Surveys conducted in the same period showed that about 15% of the American population was openly against Semitic views, while 50% expressed their anti-Jewish feelings. It is for these reasons that film production regulators were hesitant about allowing films that openly condemned Nazism and other provocative representations on cinema (Amann 499).
The Jewish leaders also preferred to have their problems hidden to the world, as opposed to displaying them through film in an attempt to condemn the practices. One Jewish leader stated “there are times when to say nothing is better than to say something favorable.” Such sentiments may have influenced the production process by Warners’, which led to their omission of racial and religious issues from the original script.
Other amendments of the original script were noted at the ending of the film, after the ruling of Charles’ case in Detroit based on reports from various newspapers. This allowed exhibitors to connect the film to various concerns raised by the events by recruiting editorials from local newspapers and civic-minded individuals to give talks (Amann 502).
Effectiveness in revealing the social dilemma
The producers declared the movie as a fictional piece, and modified various scenes in order to address the concerns raised by the legal department. Two of the scenes added to the movie towards its end include “the scene between the defense lawyer and the judge establishing that the lawyer knew nothing of the false testimony, and the scene with the businessmen suggesting that the Black Legion was a racket, a charge that in fact, seems not to have been true”.
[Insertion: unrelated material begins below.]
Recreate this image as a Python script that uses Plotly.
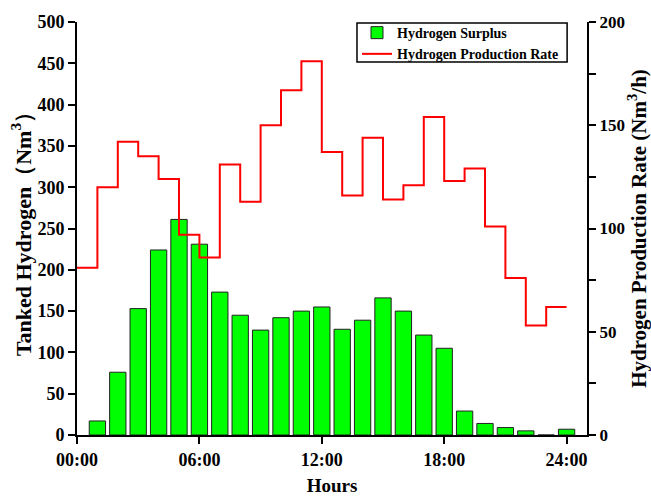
import plotly.graph_objects as go

bar_hours = list(range(1, 25))
surplus = [17, 76, 153, 224, 261, 231, 173, 145, 127, 142, 150, 155,
           128, 139, 166, 150, 121, 105, 29, 14, 9, 5, 0, 7]

rate_hours = list(range(0, 25))
rate = [81, 120, 142, 135, 124, 97, 86, 131, 113, 150, 167, 181,
        137, 116, 144, 114, 121, 154, 123, 129, 101, 76, 53, 62]
rate_plot = rate + [rate[-1]]

tick_vals = [0, 6, 12, 18, 24]
tick_text = ["00:00", "06:00", "12:00", "18:00", "24:00"]
left_ticks = list(range(0, 501, 50))
right_ticks = [0, 50, 100, 150, 200]
right_minor = [25, 75, 125, 175]

FONT = "Liberation Serif"
AX = dict(showgrid=False, zeroline=False, showline=True, linecolor="black", linewidth=2,
          ticks="outside", ticklen=7, tickwidth=2, tickcolor="black", automargin=False)

fig = go.Figure()
fig.add_trace(go.Bar(
    x=bar_hours, y=surplus, width=0.8, name="<b>Hydrogen Surplus</b>",
    marker=dict(color="#00FF00", line=dict(color="#222222", width=1)),
    yaxis="y"))
fig.add_trace(go.Scatter(
    x=rate_hours, y=rate_plot, mode="lines", line_shape="hv",
    line=dict(color="#FF0000", width=2), name="<b>Hydrogen Production Rate</b>",
    yaxis="y2"))

fig.update_layout(
    width=651, height=497,
    margin=dict(l=77, r=64, t=22, b=62),
    plot_bgcolor="white", paper_bgcolor="white",
    font=dict(family=FONT, size=18, color="black"),
    xaxis=dict(range=[0, 25], tickvals=tick_vals, ticktext=[f"<b>{t}</b>" for t in tick_text],
               tickfont=dict(size=18),
               title=dict(text="<b>Hours</b>", font=dict(size=19), standoff=10), **AX),
    yaxis=dict(range=[0, 500], tickvals=left_ticks,
               ticktext=[f"<b>{v}</b>" for v in left_ticks], tickfont=dict(size=18),
               title=dict(text="<b>Tanked Hydrogen（Nm<sup>3</sup>）</b>", font=dict(size=22), standoff=0),
               **AX),
    yaxis2=dict(range=[0, 200], overlaying="y", side="right",
                tickvals=right_ticks, ticktext=[f"<b>{v}</b>" for v in right_ticks],
                tickfont=dict(size=17),
                minor=dict(tickvals=right_minor, ticks="outside", ticklen=7, tickwidth=2, tickcolor="black"),
                title=dict(text="<b>Hydrogen Production Rate (Nm<sup>3</sup>/h)</b>", font=dict(size=21), standoff=8),
                **AX),
    legend=dict(x=0.549, y=1.012, xanchor="left", yanchor="top", bgcolor="rgba(0,0,0,0)",
                borderwidth=0, font=dict(size=14), tracegroupgap=0),
    showlegend=True,
    shapes=[dict(type="rect", xref="paper", yref="paper", x0=0.549, x1=0.961, y0=0.903, y1=0.9976,
                 line=dict(color="black", width=1.5), fillcolor="white", layer="below")],
)

fig.write_html("out.html", post_script="document.body.style.margin='0';",
               config={"displayModeBar": False})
Some scenes were also removed, like a section that suggested that there were members of the jury who were members of the Black Legion. As a result, the film could not be identified as wholly fictional or entirely true due to the mixing of scenes, and the open declaration that the movie was fictional (Production Code Administration 2).
A reviewer noted that the concern with the film was not in the black robes and skull emblems that portrayed members of the Black Legion, but the knowledge that these items were used to hide other personalities that people interacted with on a regular basis. This aspect was most dominant towards the end of the film when the images of the convicted killers and their families revealed how ordinary the Legions were. The movie also revealed, through a judge scene, that there had been over 6000 cases of lynching since 1890 (Production Code Administration 4).
Conclusion
The film “Black Legion” is a confrontational movie that exposes the issues of racial and religious prejudice due to the compromise of various political entities. While the movie is depicted as fictional, it contains plenty of actual events that made the headlines in the 1930s, which makes it one of the movies released in this period that attempts to reveal the social dilemmas of that period. Other movies that were based on vital events in the period include “Over the Wall”, “China Clipper”, and “Mountain Justice”.
Works Cited
Amann, Peter H. “Vigilante Fascism: The Black Legion as an American Hybrid.” Comparative Studies in Society and History 25(3), (1983): 490-524. Print.
Hokett, Randi. “Waging Warners’ War.” Warners’ War: Politics, Pop Culture & Propaganda in Wartime Hollywood (1989): 15-24. Print.
Production Code Administration. “Black Legion (Warner Bros., 1936).” Margaret Herrick Library, Academy of Motion Picture Arts and Sciences (1989). Print.